*Request:* Report every line below that holds the word "with".

*Input rows:*
######

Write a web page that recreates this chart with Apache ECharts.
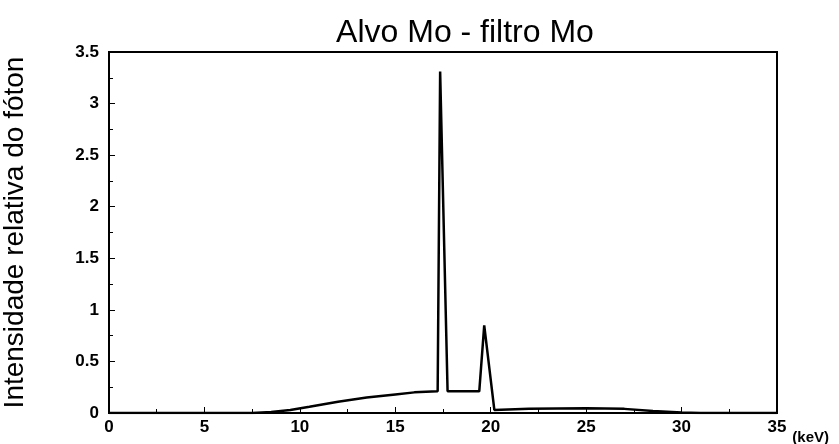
<!DOCTYPE html>
<html>
<head>
<meta charset="utf-8">
<script src="https://cdn.jsdelivr.net/npm/echarts@6/dist/echarts.min.js"></script>
<style>
  html, body { margin: 0; padding: 0; background: #fff; }
  #main { width: 839px; height: 444px; }
</style>
</head>
<body>
<div id="main"></div>
<script>
  // spectrum (keV, relative intensity)
  var energy = [0, 7.5, 8.5, 9.5, 10.5, 12, 13.5, 15, 16, 17.22, 17.35, 17.74, 19.4, 19.66, 20.19, 22, 25, 27, 28.5, 30, 31, 35];
  var intensity = [0, 0, 0.01, 0.03, 0.06, 0.11, 0.15, 0.18, 0.2, 0.21, 3.31, 0.21, 0.21, 0.85, 0.03, 0.04, 0.045, 0.04, 0.02, 0.005, 0, 0];

  var chart = echarts.init(document.getElementById('main'));

  var points = energy.map(function (e, i) {
    return [e, intensity[i]];
  });

  var tickFont = {
    color: '#000',
    fontFamily: 'Liberation Sans, Arial, sans-serif',
    fontWeight: 'bold',
    fontSize: 17
  };

  var option = {
    backgroundColor: '#fff',
    animation: false,
    title: {
      text: 'Alvo Mo - filtro Mo',
      left: 460,
      top: 12,
      textAlign: 'center',
      textStyle: {
        color: '#000',
        fontFamily: 'Liberation Sans, Arial, sans-serif',
        fontWeight: 'normal',
        fontSize: 32
      }
    },
    grid: {
      left: 109,
      right: 62,
      top: 52,
      bottom: 31,
      show: true,
      borderColor: '#000',
      borderWidth: 2,
      outerBoundsMode: 'none',
      containLabel: false
    },
    xAxis: {
      type: 'value',
      min: 0,
      max: 35,
      interval: 5,
      name: '(keV)',
      nameLocation: 'end',
      nameGap: 9,
      nameTextStyle: {
        color: '#000',
        fontFamily: 'Liberation Sans, Arial, sans-serif',
        fontWeight: 'bold',
        fontSize: 15,
        verticalAlign: 'top',
        padding: [17, 0, 0, 0]
      },
      axisLine: { lineStyle: { color: '#000', width: 2 } },
      axisTick: { inside: true, length: 6, lineStyle: { color: '#000' } },
      minorTick: { show: true, splitNumber: 2, length: 4, lineStyle: { color: '#000' } },
      splitLine: { show: false },
      axisLabel: Object.assign({ margin: 6 }, tickFont)
    },
    yAxis: {
      type: 'value',
      min: 0,
      max: 3.5,
      interval: 0.5,
      name: 'Intensidade relativa do fóton',
      nameLocation: 'middle',
      nameGap: 80,
      nameTextStyle: {
        color: '#000',
        fontFamily: 'Liberation Sans, Arial, sans-serif',
        fontSize: 28
      },
      axisLine: { show: true, lineStyle: { color: '#000', width: 2 } },
      axisTick: { show: true, inside: true, length: 6, lineStyle: { color: '#000' } },
      minorTick: { show: true, splitNumber: 2, length: 4, lineStyle: { color: '#000' } },
      splitLine: { show: false },
      axisLabel: Object.assign({ margin: 10 }, tickFont)
    },
    series: [
      {
        type: 'line',
        data: points,
        showSymbol: false,
        lineStyle: { color: '#000', width: 2.5 },
        itemStyle: { color: '#000' }
      }
    ]
  };

  chart.setOption(option);
</script>
</body>
</html>
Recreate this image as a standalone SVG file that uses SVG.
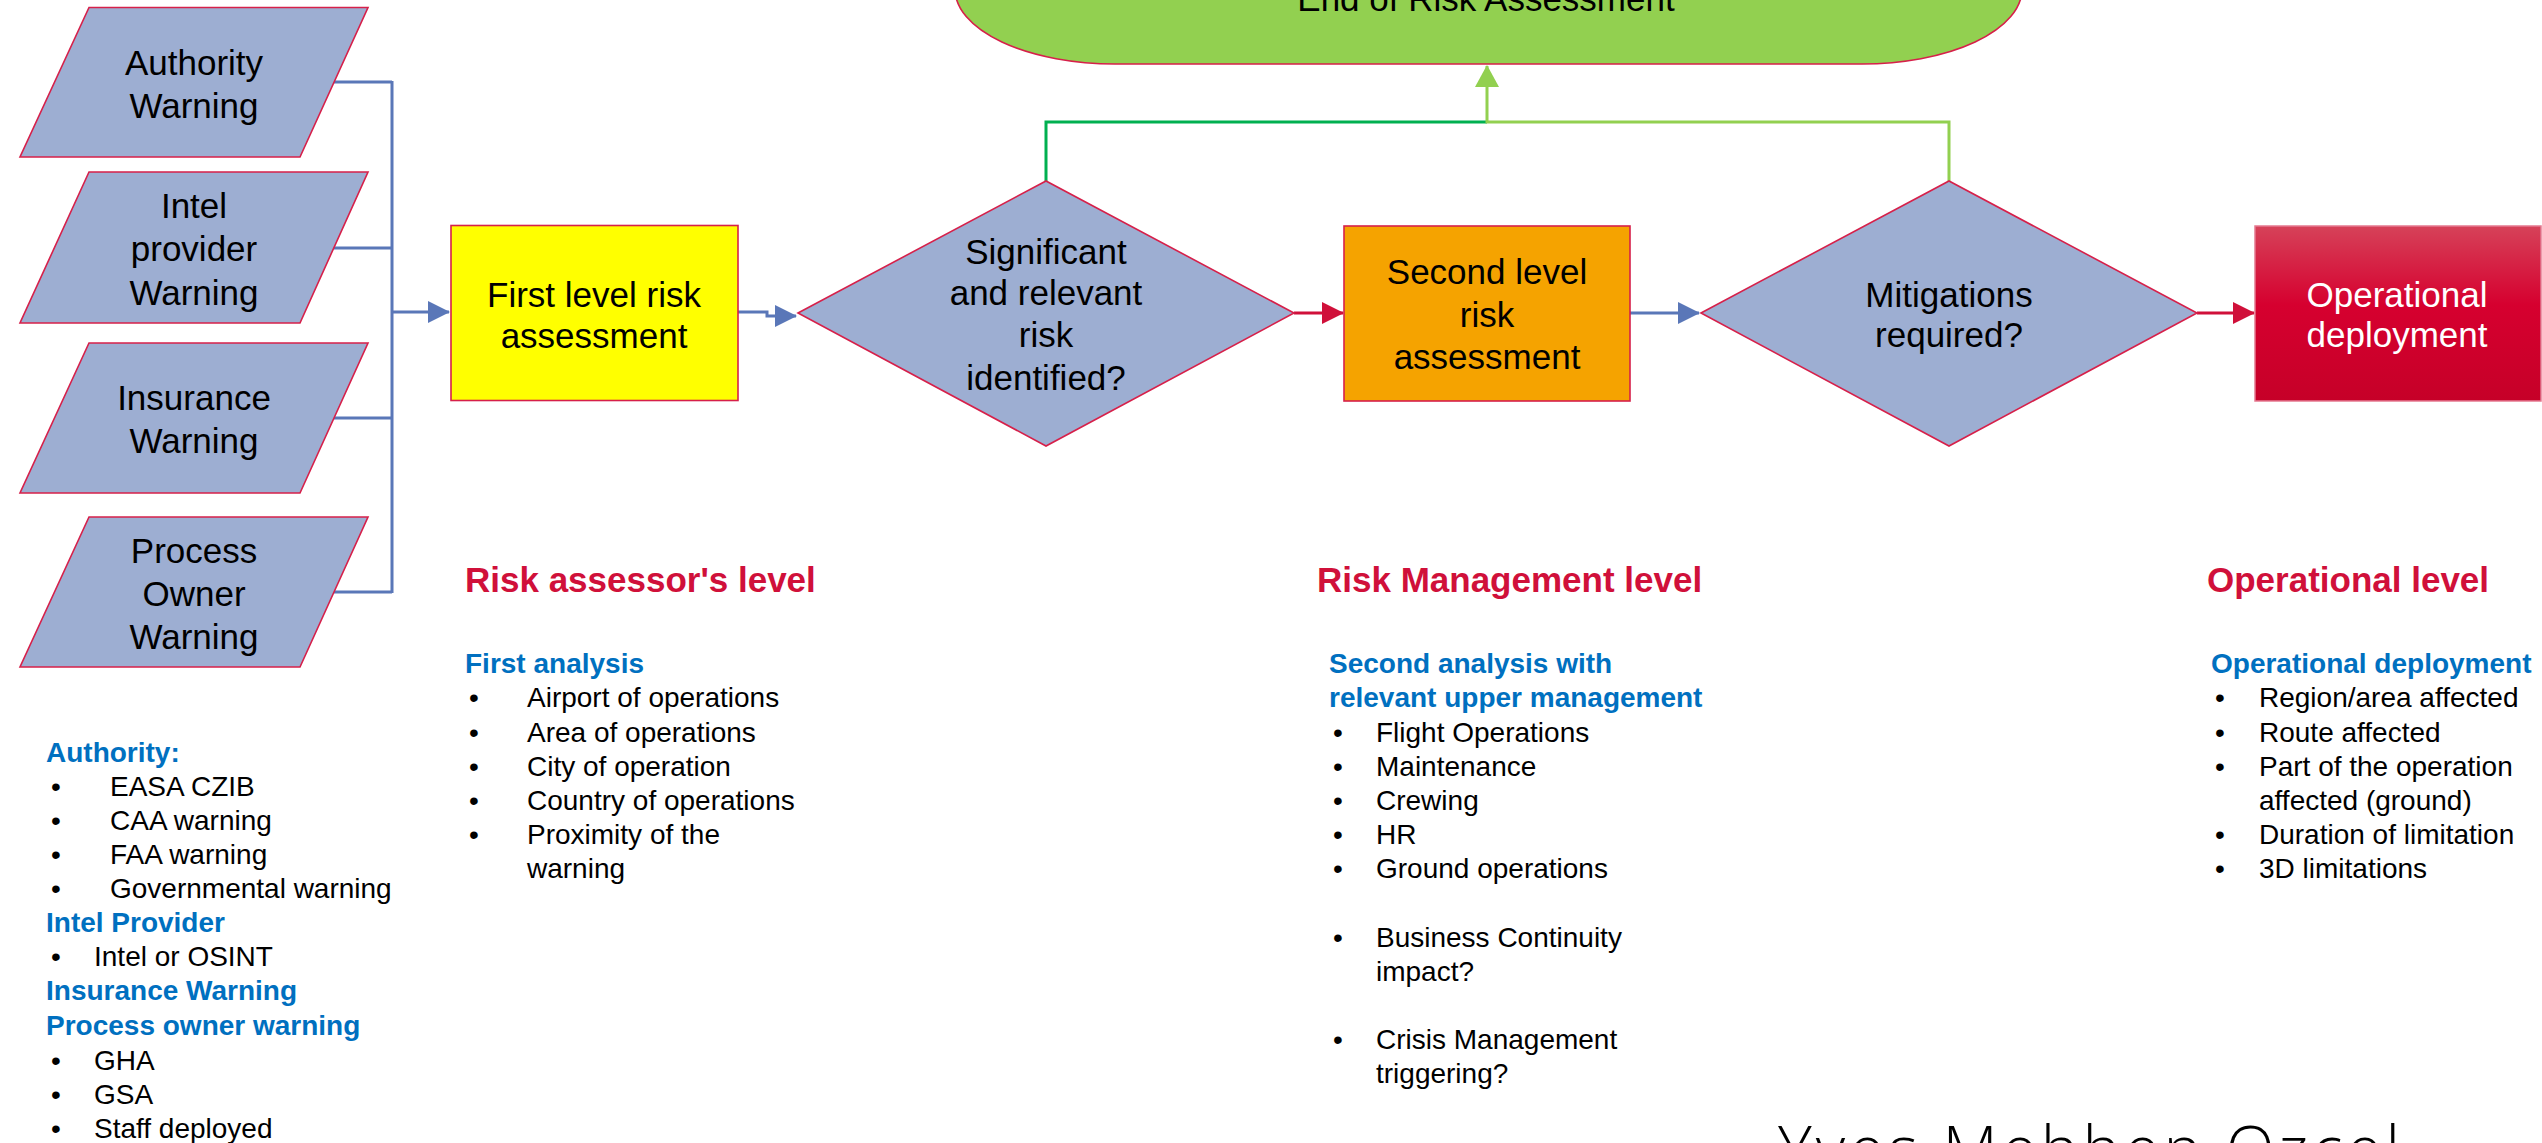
<svg xmlns="http://www.w3.org/2000/svg" width="2542" height="1143" viewBox="0 0 2542 1143">
<defs>
<style>
.node{stroke:#D6204A;stroke-width:1.6}
.para{fill:#9DAED2}
.nt{font-family:"Liberation Sans",Arial,sans-serif;font-size:35px;fill:#000;text-anchor:middle}
.wt{fill:#fff}
.hd{font-family:"Liberation Sans",Arial,sans-serif;font-size:35px;font-weight:bold;fill:#D0103A}
.sb{font-family:"Liberation Sans",Arial,sans-serif;font-size:28px;font-weight:bold;fill:#0070C0}
.li{font-family:"Liberation Sans",Arial,sans-serif;font-size:28px;fill:#000}
.cb{fill:none;stroke:#5A77B8;stroke-width:3}
.cr{fill:none;stroke:#D0103A;stroke-width:3}
.cg{fill:none;stroke:#00B050;stroke-width:3}
.cl{fill:none;stroke:#92D050;stroke-width:3}
</style>
<marker id="ab" markerUnits="userSpaceOnUse" markerWidth="22" markerHeight="22" refX="21" refY="11" orient="auto"><path d="M0,0 L22,11 L0,22 Z" fill="#5A77B8"/></marker>
<marker id="ar" markerUnits="userSpaceOnUse" markerWidth="22" markerHeight="22" refX="21" refY="11" orient="auto"><path d="M0,0 L22,11 L0,22 Z" fill="#D0103A"/></marker>
<marker id="ag" markerUnits="userSpaceOnUse" markerWidth="22" markerHeight="24" refX="21" refY="12" orient="auto"><path d="M0,0 L22,12 L0,24 Z" fill="#92D050"/></marker>
<linearGradient id="redg" x1="0" y1="0" x2="0" y2="1">
<stop offset="0" stop-color="#D64259"/>
<stop offset="0.45" stop-color="#D6002F"/>
<stop offset="1" stop-color="#C60028"/>
</linearGradient>
</defs>
<rect width="2542" height="1143" fill="#fff"/>

<g id="connectors">
<path class="cb" d="M334,82 H392 M334,248 H392 M334,418 H392 M334,592 H392 M392,81 V593"/>
<path class="cb" d="M392,312 H449" marker-end="url(#ab)"/>
<path class="cb" d="M738,312 H767 V316 H796" marker-end="url(#ab)"/>
<path class="cr" d="M1294,313 H1343" marker-end="url(#ar)"/>
<path class="cb" d="M1630,313 H1699" marker-end="url(#ab)"/>
<path class="cr" d="M2197,313 H2254" marker-end="url(#ar)"/>
<path class="cg" d="M1046,181 V122 H1487"/>
<path class="cl" d="M1949,181 V122 H1487 V66" marker-end="url(#ag)"/>
</g>

<g id="end-of-risk-assessment">
<rect class="node" x="955" y="-86" width="1067" height="150" rx="160" ry="75" fill="#92D050"/>
<text class="nt" x="1486" y="11">End of Risk Assessment</text>
</g>

<g id="authority-warning">
<polygon class="node para" points="89,7.5 368,7.5 300,157 20,157"/>
<text class="nt" x="194" y="75">Authority</text>
<text class="nt" x="194" y="118">Warning</text>
</g>
<g id="intel-provider-warning">
<polygon class="node para" points="89,172 368,172 300,323 20,323"/>
<text class="nt" x="194" y="218">Intel</text>
<text class="nt" x="194" y="261">provider</text>
<text class="nt" x="194" y="305">Warning</text>
</g>
<g id="insurance-warning">
<polygon class="node para" points="89,343 368,343 300,493 20,493"/>
<text class="nt" x="194" y="410">Insurance</text>
<text class="nt" x="194" y="453">Warning</text>
</g>
<g id="process-owner-warning">
<polygon class="node para" points="89,517 368,517 300,667 20,667"/>
<text class="nt" x="194" y="563">Process</text>
<text class="nt" x="194" y="606">Owner</text>
<text class="nt" x="194" y="649">Warning</text>
</g>

<g id="first-level">
<rect class="node" x="451" y="225.5" width="287" height="175" fill="#FFFF00"/>
<text class="nt" x="594" y="307">First level risk</text>
<text class="nt" x="594" y="348">assessment</text>
</g>
<g id="decision-significant">
<polygon class="node para" points="798,313 1046,181 1294,313 1046,446"/>
<text class="nt" x="1046" y="264">Significant</text>
<text class="nt" x="1046" y="305">and relevant</text>
<text class="nt" x="1046" y="347">risk</text>
<text class="nt" x="1046" y="390">identified?</text>
</g>
<g id="second-level">
<rect class="node" x="1344" y="226" width="286" height="175" fill="#F5A300"/>
<text class="nt" x="1487" y="284">Second level</text>
<text class="nt" x="1487" y="327">risk</text>
<text class="nt" x="1487" y="369">assessment</text>
</g>
<g id="decision-mitigations">
<polygon class="node para" points="1701,313 1949,181 2197,313 1949,446"/>
<text class="nt" x="1949" y="307">Mitigations</text>
<text class="nt" x="1949" y="347">required?</text>
</g>
<g id="operational-deployment">
<rect x="2255" y="226" width="286" height="175" fill="url(#redg)" stroke="#E57990" stroke-width="1.5"/>
<text class="nt wt" x="2397" y="307">Operational</text>
<text class="nt wt" x="2397" y="347">deployment</text>
</g>

<g id="legend-sources">
<text class="sb" x="46" y="762">Authority:</text>
<text class="li" x="51" y="796">•</text><text class="li" x="110" y="796">EASA CZIB</text>
<text class="li" x="51" y="830">•</text><text class="li" x="110" y="830">CAA warning</text>
<text class="li" x="51" y="864">•</text><text class="li" x="110" y="864">FAA warning</text>
<text class="li" x="51" y="898">•</text><text class="li" x="110" y="898">Governmental warning</text>
<text class="sb" x="46" y="932">Intel Provider</text>
<text class="li" x="51" y="966">•</text><text class="li" x="94" y="966">Intel or OSINT</text>
<text class="sb" x="46" y="1000">Insurance Warning</text>
<text class="sb" x="46" y="1035">Process owner warning</text>
<text class="li" x="51" y="1070">•</text><text class="li" x="94" y="1070">GHA</text>
<text class="li" x="51" y="1104">•</text><text class="li" x="94" y="1104">GSA</text>
<text class="li" x="51" y="1138">•</text><text class="li" x="94" y="1138">Staff deployed</text>
</g>

<g id="legend-risk-assessor">
<text class="hd" x="465" y="592">Risk assessor's level</text>
<text class="sb" x="465" y="673">First analysis</text>
<text class="li" x="469" y="707">•</text><text class="li" x="527" y="707">Airport of operations</text>
<text class="li" x="469" y="742">•</text><text class="li" x="527" y="742">Area of operations</text>
<text class="li" x="469" y="776">•</text><text class="li" x="527" y="776">City of operation</text>
<text class="li" x="469" y="810">•</text><text class="li" x="527" y="810">Country of operations</text>
<text class="li" x="469" y="844">•</text><text class="li" x="527" y="844">Proximity of the</text>
<text class="li" x="527" y="878">warning</text>
</g>

<g id="legend-risk-management">
<text class="hd" x="1317" y="592">Risk Management level</text>
<text class="sb" x="1329" y="673">Second analysis with</text>
<text class="sb" x="1329" y="707">relevant upper management</text>
<text class="li" x="1333" y="742">•</text><text class="li" x="1376" y="742">Flight Operations</text>
<text class="li" x="1333" y="776">•</text><text class="li" x="1376" y="776">Maintenance</text>
<text class="li" x="1333" y="810">•</text><text class="li" x="1376" y="810">Crewing</text>
<text class="li" x="1333" y="844">•</text><text class="li" x="1376" y="844">HR</text>
<text class="li" x="1333" y="878">•</text><text class="li" x="1376" y="878">Ground operations</text>
<text class="li" x="1333" y="947">•</text><text class="li" x="1376" y="947">Business Continuity</text>
<text class="li" x="1376" y="981">impact?</text>
<text class="li" x="1333" y="1049">•</text><text class="li" x="1376" y="1049">Crisis Management</text>
<text class="li" x="1376" y="1083">triggering?</text>
</g>

<g id="legend-operational">
<text class="hd" x="2207" y="592">Operational level</text>
<text class="sb" x="2211" y="673">Operational deployment</text>
<text class="li" x="2215" y="707">•</text><text class="li" x="2259" y="707">Region/area affected</text>
<text class="li" x="2215" y="742">•</text><text class="li" x="2259" y="742">Route affected</text>
<text class="li" x="2215" y="776">•</text><text class="li" x="2259" y="776">Part of the operation</text>
<text class="li" x="2259" y="810">affected (ground)</text>
<text class="li" x="2215" y="844">•</text><text class="li" x="2259" y="844">Duration of limitation</text>
<text class="li" x="2215" y="878">•</text><text class="li" x="2259" y="878">3D limitations</text>
</g>

<text x="1778" y="1172" font-family="'Open Sans','Liberation Sans',sans-serif" font-size="64" font-weight="300" fill="#000" textLength="622" lengthAdjust="spacing">Yves Mehhen Ozcel</text>
</svg>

######

*Task result:*
Write a web page that recreates this chart with Apache ECharts.
<text class="sb" x="1329" y="673">Second analysis with</text>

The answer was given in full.